Very strong. What’s being priced here isn’t housing or land in the abstract, but access to dense coordination, jobs, time, matching, and institutional proximity because we’ve frozen the systems that once allowed those benefits to scale.

That’s why aggregate supply metrics miss the problem: the constraint is local, not national. Upzoning alone underperforms when land remains a speculative asset, since added capacity gets capitalized into prices rather than affordability.

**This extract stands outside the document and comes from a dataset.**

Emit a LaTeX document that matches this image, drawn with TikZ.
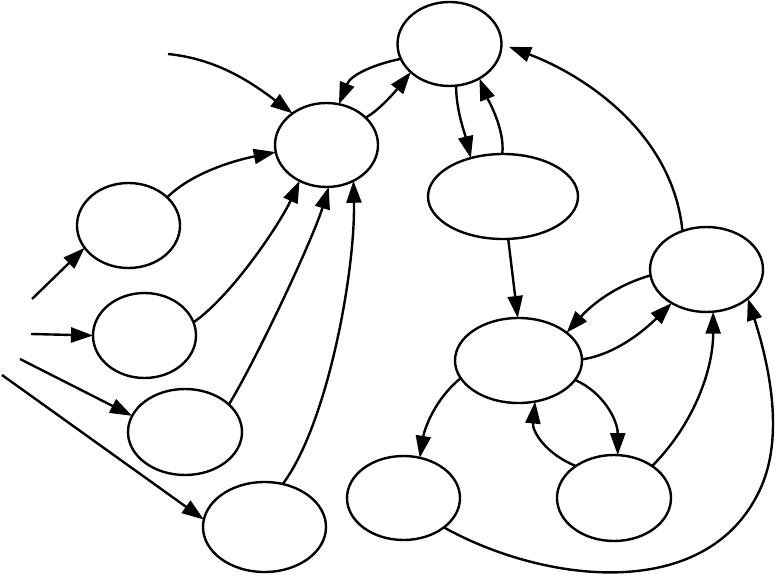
\documentclass[tikz,border=0pt]{standalone}
\usetikzlibrary{shapes.geometric,arrows.meta}
\begin{document}
\begin{tikzpicture}[x=1pt,y=-1pt,
  st/.style={ellipse,draw,line width=2.4pt,inner sep=0pt,outer sep=0pt},
  arr/.style={line width=2.4pt,-{Triangle[length=22pt,width=15pt]}}]
\useasboundingbox (0,0) rectangle (776,583);
\node[st,minimum width=104pt,minimum height=84pt] (T) at (449.5,44) {};
\node[st,minimum width=103pt,minimum height=84pt] (A) at (326.5,145) {};
\node[st,minimum width=103pt,minimum height=85pt] (B) at (128.5,225.5) {};
\node[st,minimum width=103pt,minimum height=85pt] (C) at (144.5,335.5) {};
\node[st,minimum width=114pt,minimum height=86pt] (D) at (185,432) {};
\node[st,minimum width=123pt,minimum height=90pt] (E) at (264.5,527) {};
\node[st,minimum width=150pt,minimum height=85pt] (F) at (503,196.5) {};
\node[st,minimum width=113pt,minimum height=85pt] (G) at (706.5,269.5) {};
\node[st,minimum width=127pt,minimum height=85pt] (H) at (518.5,360.5) {};
\node[st,minimum width=113pt,minimum height=84pt] (I) at (403.5,498) {};
\node[st,minimum width=114pt,minimum height=86pt] (J) at (614,498) {};
\coordinate (in1) at (168,54);
\coordinate (in2) at (32,299);
\coordinate (in3) at (31,334);
\coordinate (in4) at (20,359);
\coordinate (in5) at (2,375);
\coordinate (igm) at (762,485);
% entries
\draw[arr] (in1) .. controls +(50,5) and +(-40,-30) .. (A.137);
\draw[arr] (in2) -- (B.207);
\draw[arr] (in3) -- (C.180);
\draw[arr] (in4) -- (D.163);
\draw[arr] (in5) -- (E.173);
% top cluster
\draw[arr] (T.197) .. controls +(-25,5) and +(12,-30) .. (A.73);
\draw[arr] (A.35) .. controls +(15,-8) and +(-12,15) .. (T.216);
\draw[arr] (T.279) .. controls +(0,25) and +(-6,-25) .. (F.130);
\draw[arr] (F.91) .. controls +(3,-25) and +(8,20) .. (T.311);
\draw[arr,shorten >=8pt] (G.122) .. controls +(-10,-100) and +(80,30) .. (T.0);
% left to A
\draw[arr] (B.36) .. controls +(25,-25) and +(-40,8) .. (A.188);
\draw[arr] (C.15) .. controls +(40,-28) and +(-18,40) .. (A.233);
\draw[arr] (D.32) .. controls +(30,-50) and +(-15,50) .. (A.273);
\draw[arr] (E.67) .. controls +(45,-60) and +(2,90) .. (A.307);
% right cluster
\draw[arr] (F.277) -- (H.91);
\draw[arr] (G.186) .. controls +(-35,10) and +(25,-28) .. (H.30);
\draw[arr] (H.1) .. controls +(35,-5) and +(-25,25) .. (G.224);
\draw[arr] (H.197) .. controls +(-25,20) and +(5,-30) .. (I.68);
\draw[arr] (H.341) .. controls +(28,12) and +(0,-35) .. (J.85);
\draw[arr] (J.140) .. controls +(-30,-12) and +(-3,30) .. (H.292);
\draw[arr] (J.40) .. controls +(40,-40) and +(0,60) .. (G.279);
\draw[arr] (I.324) .. controls +(100,56) and +(-51,120) .. (igm) .. controls +(20,-48) and +(24,75) .. (G.325);
\end{tikzpicture}
\end{document}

Land value taxation and leasing matter because they convert land from a hoarded option into a productive input. In that sense, this isn’t just a housing crisis, it’s a coordination crisis expressed through land.

Erl Happ's avatar

The inconvenience and exorbitant expense related to congestion on the roads could be reduced if numerous individual entrepreneurs, as distinct from 'single developers' had the the freedom to create, relatively self sufficient communities where the periphery is within walking distance of the core. Zoning would have to be abandoned and the idea of town planning consigned to the dustbin of history as an instance of the silliness that results from institutionalizing the idea of separating the rich from the poor. A feature of each village would be its educational institutions and playing fields. As cars disappeared, public space would be seen to be an asset that is with investing in because it is of greater importance to lifestyle than the 'residence'. The public space is that outside space that comes alive as an expression of communality. Many would choose to live in two story dwellings with working space below and bedrooms and ablutions above. Eating under the sky would become a popular way to meet and greet. People would take an interest in what happens in schools and the duality of private and public schools would be seen to be a mistake. Ideally the land component would be leased. Buildings would be constructed in factories and transported to site, designed to endure for the length of the lease and to be replaced with something better adapted to the mode of living of a day thirty years hence. The Japanese seem to have the right approach.